** What the task asks **
Retype word for word the first line of the listing and each line after it up to the line with "var y = d3.scaleLinear().domain([2.30, 2.36]).range([297, 46]);", with the pictures taken out.

** Dataset section **
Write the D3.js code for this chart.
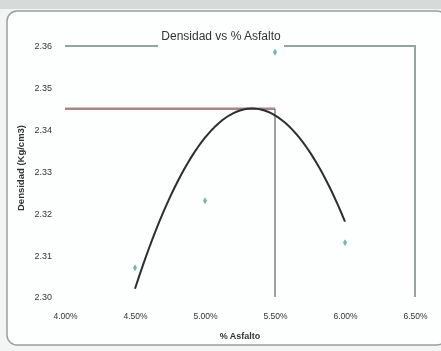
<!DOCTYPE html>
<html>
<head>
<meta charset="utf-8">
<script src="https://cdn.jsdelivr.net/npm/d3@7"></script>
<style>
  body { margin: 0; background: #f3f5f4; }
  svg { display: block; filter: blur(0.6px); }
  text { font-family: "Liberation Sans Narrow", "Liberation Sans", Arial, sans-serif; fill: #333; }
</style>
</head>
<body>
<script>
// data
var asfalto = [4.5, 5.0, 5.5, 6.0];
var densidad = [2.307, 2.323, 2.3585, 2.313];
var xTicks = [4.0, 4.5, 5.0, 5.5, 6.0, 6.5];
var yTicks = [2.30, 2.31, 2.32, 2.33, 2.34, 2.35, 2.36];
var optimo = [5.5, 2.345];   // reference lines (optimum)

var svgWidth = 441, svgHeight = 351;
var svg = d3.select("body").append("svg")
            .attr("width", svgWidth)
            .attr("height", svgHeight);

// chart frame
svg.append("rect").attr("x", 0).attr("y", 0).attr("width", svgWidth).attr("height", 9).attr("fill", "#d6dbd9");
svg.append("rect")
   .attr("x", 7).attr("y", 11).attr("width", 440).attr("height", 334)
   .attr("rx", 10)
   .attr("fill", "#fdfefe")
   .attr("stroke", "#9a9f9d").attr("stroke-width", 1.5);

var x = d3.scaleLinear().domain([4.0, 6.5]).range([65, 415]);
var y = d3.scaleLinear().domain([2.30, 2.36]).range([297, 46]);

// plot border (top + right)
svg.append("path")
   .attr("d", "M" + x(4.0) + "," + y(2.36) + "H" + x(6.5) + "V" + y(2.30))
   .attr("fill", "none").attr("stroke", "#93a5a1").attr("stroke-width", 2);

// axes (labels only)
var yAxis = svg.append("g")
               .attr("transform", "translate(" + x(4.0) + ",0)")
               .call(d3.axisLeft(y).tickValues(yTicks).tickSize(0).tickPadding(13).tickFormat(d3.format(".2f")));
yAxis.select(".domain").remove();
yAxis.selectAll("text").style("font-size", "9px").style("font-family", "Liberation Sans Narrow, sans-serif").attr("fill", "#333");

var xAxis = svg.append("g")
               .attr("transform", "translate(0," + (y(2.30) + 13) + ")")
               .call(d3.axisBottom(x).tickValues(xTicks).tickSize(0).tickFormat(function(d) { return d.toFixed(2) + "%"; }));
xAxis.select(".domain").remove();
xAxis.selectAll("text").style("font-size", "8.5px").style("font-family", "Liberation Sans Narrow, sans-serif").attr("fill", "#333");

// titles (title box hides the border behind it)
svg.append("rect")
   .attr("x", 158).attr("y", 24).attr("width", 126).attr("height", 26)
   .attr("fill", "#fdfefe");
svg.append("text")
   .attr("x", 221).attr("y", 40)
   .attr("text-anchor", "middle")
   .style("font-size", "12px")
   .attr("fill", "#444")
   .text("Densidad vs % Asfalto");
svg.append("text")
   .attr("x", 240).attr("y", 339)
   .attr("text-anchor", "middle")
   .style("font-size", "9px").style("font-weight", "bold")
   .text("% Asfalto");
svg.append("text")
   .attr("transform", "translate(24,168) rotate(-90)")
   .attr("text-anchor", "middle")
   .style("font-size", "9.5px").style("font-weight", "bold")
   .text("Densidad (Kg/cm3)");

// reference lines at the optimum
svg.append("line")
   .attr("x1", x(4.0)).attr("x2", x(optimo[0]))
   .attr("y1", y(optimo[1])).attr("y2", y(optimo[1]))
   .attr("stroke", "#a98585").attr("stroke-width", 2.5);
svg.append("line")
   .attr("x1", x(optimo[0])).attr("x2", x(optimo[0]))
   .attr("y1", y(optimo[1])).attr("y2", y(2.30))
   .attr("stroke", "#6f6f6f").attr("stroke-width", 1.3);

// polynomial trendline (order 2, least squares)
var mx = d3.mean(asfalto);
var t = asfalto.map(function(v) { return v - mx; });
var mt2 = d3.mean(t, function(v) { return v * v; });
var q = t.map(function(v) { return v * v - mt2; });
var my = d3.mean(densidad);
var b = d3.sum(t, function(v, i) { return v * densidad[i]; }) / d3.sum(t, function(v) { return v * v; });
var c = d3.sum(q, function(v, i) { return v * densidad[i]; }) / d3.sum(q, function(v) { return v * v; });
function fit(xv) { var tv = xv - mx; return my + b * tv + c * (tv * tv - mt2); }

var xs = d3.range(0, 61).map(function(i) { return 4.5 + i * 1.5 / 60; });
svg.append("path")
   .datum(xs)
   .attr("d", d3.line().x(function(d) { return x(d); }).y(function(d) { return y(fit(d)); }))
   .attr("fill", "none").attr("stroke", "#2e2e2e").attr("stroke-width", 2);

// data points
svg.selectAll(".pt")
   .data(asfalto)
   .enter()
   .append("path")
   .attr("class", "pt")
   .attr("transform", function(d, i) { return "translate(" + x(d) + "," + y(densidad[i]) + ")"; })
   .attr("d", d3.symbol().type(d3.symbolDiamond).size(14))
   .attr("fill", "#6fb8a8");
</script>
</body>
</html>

** Full answer **
Write the D3.js code for this chart.
<!DOCTYPE html>
<html>
<head>
<meta charset="utf-8">
<script src="https://cdn.jsdelivr.net/npm/d3@7"></script>
<style>
  body { margin: 0; background: #f3f5f4; }
  svg { display: block; filter: blur(0.6px); }
  text { font-family: "Liberation Sans Narrow", "Liberation Sans", Arial, sans-serif; fill: #333; }
</style>
</head>
<body>
<script>
// data
var asfalto = [4.5, 5.0, 5.5, 6.0];
var densidad = [2.307, 2.323, 2.3585, 2.313];
var xTicks = [4.0, 4.5, 5.0, 5.5, 6.0, 6.5];
var yTicks = [2.30, 2.31, 2.32, 2.33, 2.34, 2.35, 2.36];
var optimo = [5.5, 2.345];   // reference lines (optimum)

var svgWidth = 441, svgHeight = 351;
var svg = d3.select("body").append("svg")
            .attr("width", svgWidth)
            .attr("height", svgHeight);

// chart frame
svg.append("rect").attr("x", 0).attr("y", 0).attr("width", svgWidth).attr("height", 9).attr("fill", "#d6dbd9");
svg.append("rect")
   .attr("x", 7).attr("y", 11).attr("width", 440).attr("height", 334)
   .attr("rx", 10)
   .attr("fill", "#fdfefe")
   .attr("stroke", "#9a9f9d").attr("stroke-width", 1.5);

var x = d3.scaleLinear().domain([4.0, 6.5]).range([65, 415]);
var y = d3.scaleLinear().domain([2.30, 2.36]).range([297, 46]);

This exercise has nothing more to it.